O relato de Lucas acerca do testemunho de João Batista é parecido com o de Mateus. A fora as informações sobre a data, governadores e sacerdotes contidas nos versículos 1 e 2 o relato é idêntico. Lucas identifica João Batista como sendo o precursor do Messias prometido no Antigo Testamento (vv. 4-5) e inicia sua pregação a respeito do arrependimento após ver as multidões que viam ser batizadas (no relato de Mateus a referência é feita aos fariseus). Lucas registra a sua menção aos frutos de arrependimento, ou seja, ações que evidenciassem que eles de fato se arrependeram e sua objeção a crença de que os judeus seriam salvos por serem descendentes de Abraão (v. 8). O evangelista registra também a advertência sobre o juízo de Deus que seria como um machado cortando as árvores que não dão fruto (v. 10). Lucas menciona algo que Mateus não nos revela. Os conselhos sobre a divisão de pertences como comida e túnicas, para que os publicanos não cobrassem mais do que o estipulado e para que os soldados se contentarem com seu salário (vv. 10-14) não são descritos por Mateus.

Após ser questionado se era o Messias, João Batista responde que não, e diz que o Messias seria maior do que ele, pois João batizava com água, mas o Messias batizaria com o “Espírito Santo e com fogo” (vv. 15-16). Em nosso exame da passagem de Mateus, vimos que o fogo ali, claramente significa juízo. Aqui isso parece estar patente também, pois o fogo é mencionado no versículo 9 onde claramente tem um sentido de juízo e não de purificação. Por outro lado o versículo 17 menciona que enquanto o Messias limpa a eira e recolhe o trigo no celeiro, também queimará a palha em fogo inextinguível. Somos tentados a interpretar o trigo e a palha como duas classes de pessoas, aquelas que serão salvas e aquelas que serão condenadas e queimadas no fogo. Essa é a mesma idéia que encontramos em Mateus 3.12. Limpar a eira simboliza a obra de regeneração, recolher o trigo no celeiro refere-se à salvação final dos santos e queimar a palha no fogo refere-se a condenação dos pecadores que não receberam o Messias.

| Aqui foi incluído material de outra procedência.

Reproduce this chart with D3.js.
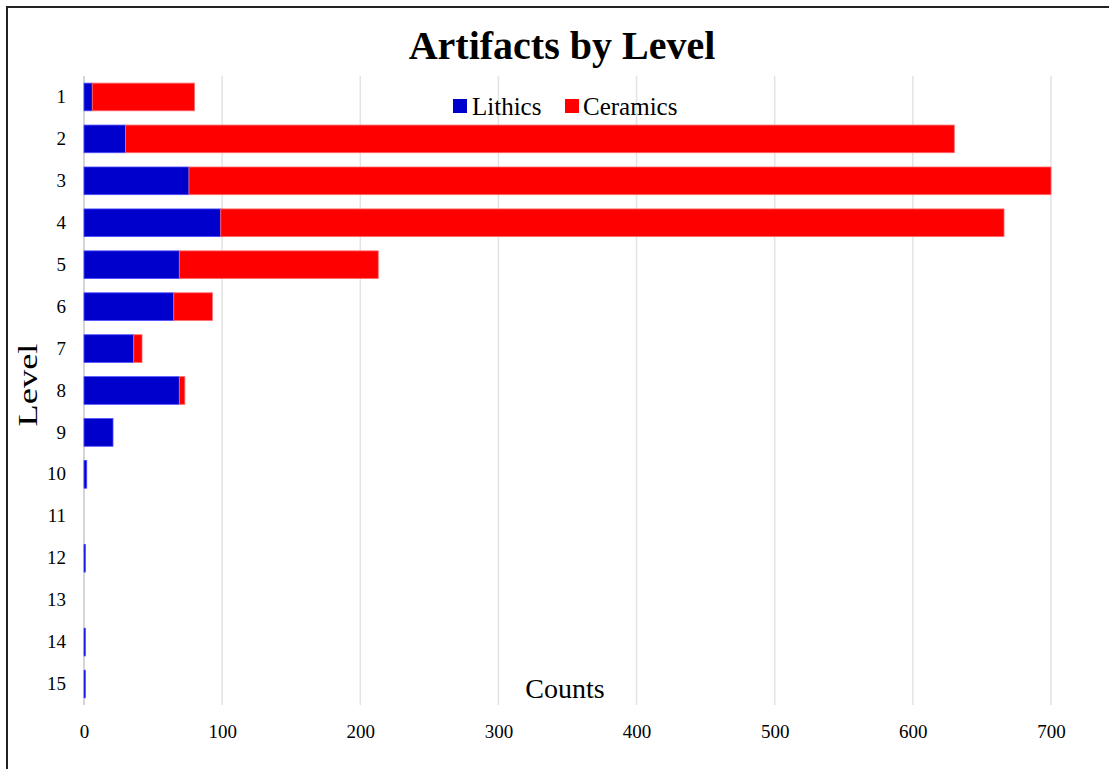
<!DOCTYPE html>
<html>
<head>
<meta charset="utf-8">
<script src="https://cdn.jsdelivr.net/npm/d3@7"></script>
<style>
    body { margin: 0; background: #fff; }
    text { font-family: "Liberation Serif", "Times New Roman", serif; fill: #000; }
    .grid { stroke: #e3e3e3; stroke-width: 1.5; }
    .baseline { stroke: #c8c8c8; stroke-width: 1.5; }
</style>
</head>
<body>
<svg id="chart" width="1109" height="769"></svg>
<script>
// values
const levels = ['1', '2', '3', '4', '5', '6', '7', '8', '9', '10', '11', '12', '13', '14', '15'];
const lithics = [6, 30, 76, 99, 69, 65, 36, 69, 21, 2, 0, 1, 0, 1, 1];
const ceramics = [74, 600, 624, 567, 144, 28, 6, 4, 0, 0, 0, 0, 0, 0, 0];
const seriesNames = ['Lithics', 'Ceramics'];
const seriesColors = ['#0000cc', '#ff0000'];
const xTicks = [0, 100, 200, 300, 400, 500, 600, 700];

/** Class implementing the stacked bar view. */
class StackedBars {
    constructor() {
        this.svg = d3.select('svg#chart');
        this.x = d3.scaleLinear().domain([0, 700]).range([84, 1051]);
        this.y = d3.scaleBand().domain(levels).range([76, 705])
            .paddingInner(0.34).paddingOuter(0.17);
    }

    drawFrame() {
        // border of the chart area, open to the right and bottom
        this.svg.append('rect')
            .attr('x', 7).attr('y', 7)
            .attr('width', 1200).attr('height', 800)
            .attr('fill', 'none')
            .attr('stroke', '#222')
            .attr('stroke-width', 2);

        this.svg.append('text')
            .attr('x', 562).attr('y', 59)
            .attr('text-anchor', 'middle')
            .style('font-size', '40px')
            .style('font-weight', 'bold')
            .text('Artifacts by Level');
    }

    drawAxes() {
        let x = this.x;
        let grid = this.svg.append('g');
        grid.selectAll('line')
            .data(xTicks.slice(1))
            .enter()
            .append('line')
            .attr('class', 'grid')
            .attr('x1', d => x(d)).attr('x2', d => x(d))
            .attr('y1', 76).attr('y2', 705);

        let xAxis = d3.axisBottom(x).tickValues(xTicks).tickSize(0).tickPadding(0);
        let gx = this.svg.append('g')
            .attr('transform', 'translate(0,738)')
            .call(xAxis);
        gx.select('.domain').remove();
        gx.selectAll('text')
            .attr('dy', 0)
            .style('font-size', '19px')
            .style('font-family', '"Liberation Serif", serif')
            .attr('fill', '#000');

        let yAxis = d3.axisLeft(this.y).tickSize(0).tickPadding(0);
        let gy = this.svg.append('g')
            .attr('transform', 'translate(66,0)')
            .call(yAxis);
        gy.select('.domain').remove();
        gy.selectAll('text')
            .attr('dy', '0.32em')
            .style('font-size', '19px')
            .style('font-family', '"Liberation Serif", serif')
            .attr('fill', '#000');

        this.svg.append('text')
            .attr('x', 565).attr('y', 698)
            .attr('text-anchor', 'middle')
            .style('font-size', '28px')
            .text('Counts');

        this.svg.append('text')
            .attr('transform', 'translate(37,385) rotate(-90)')
            .attr('text-anchor', 'middle')
            .style('font-size', '28px')
            .attr('textLength', 83)
            .attr('lengthAdjust', 'spacingAndGlyphs')
            .text('Level');
    }

    drawBars() {
        let x = this.x;
        let y = this.y;
        let rows = levels.map((lv, i) => ({level: lv, Lithics: lithics[i], Ceramics: ceramics[i]}));
        let stacked = d3.stack().keys(seriesNames)(rows);

        this.svg.append('line')
            .attr('class', 'baseline')
            .attr('x1', x(0)).attr('x2', x(0))
            .attr('y1', 76).attr('y2', 705);

        this.svg.append('g')
            .selectAll('g')
            .data(stacked)
            .enter()
            .append('g')
            .attr('fill', (d, i) => seriesColors[i])
            .attr('stroke', (d, i) => i === 0 ? '#4d4dff' : '#ff6b6b')
            .attr('stroke-width', 0.8)
            .selectAll('rect')
            .data(d => d.filter(p => p[1] > p[0]))
            .enter()
            .append('rect')
            .attr('x', d => x(d[0]))
            .attr('y', d => y(d.data.level))
            .attr('width', d => x(d[1]) - x(d[0]))
            .attr('height', y.bandwidth());
    }

    drawLegend() {
        let items = [{name: 'Lithics', sx: 453, tx: 472}, {name: 'Ceramics', sx: 565, tx: 583}];
        let leg = this.svg.append('g');
        items.forEach((it, i) => {
            leg.append('rect')
                .attr('x', it.sx).attr('y', 99)
                .attr('width', 14).attr('height', 14)
                .attr('fill', seriesColors[i]);
            leg.append('text')
                .attr('x', it.tx).attr('y', 115)
                .style('font-size', '25px')
                .text(it.name);
        });
    }
}

let chart = new StackedBars();
chart.drawFrame();
chart.drawAxes();
chart.drawBars();
chart.drawLegend();
</script>
</body>
</html>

O relato de Marcos sobre João Batista é o mais breve de todos os quatro evangelhos. Ele apenas menciona João Batista como um cumprimento de profecias do Antigo Testamento, que batizava pessoas que confessavam seus pecados e que pregava que o messias viria e não apenas batizaria com água, mas com o Espírito Santo (Mc. 1 2-8). O fogo não é mencionado, assim como o juízo e a condenação também não. No relato de João semelhantemente o juízo também é mencionado assim como o fogo, e João usa apenas a expressão “batismo no Espírito Santo”.

Fica claro então, por um exame simples dos relatos dos evangelhos sobre João Batista, que a expressão “batizar com o Espírito Santo” é uma referência a regeneração e que o “fogo” é uma referencia ao juízo que Deus trará sobre os pecadores impenitentes. Nada é nos dito sobre alguma obra posterior a salvação, uma segunda obra da graça. Portanto devemos nos apegar as Escrituras para estarmos cientes da verdadeira obra do Espírito Santo em nossa vida. É claro que não devemos viver numa ortodoxia morta, e que nem sempre as emoções são algo negativo, mas nossas experiências devem passar pelo crivo da Bíblia e não o contrario. Não devemos crer em algo por tradição ou experiência, mas por convicção bíblica.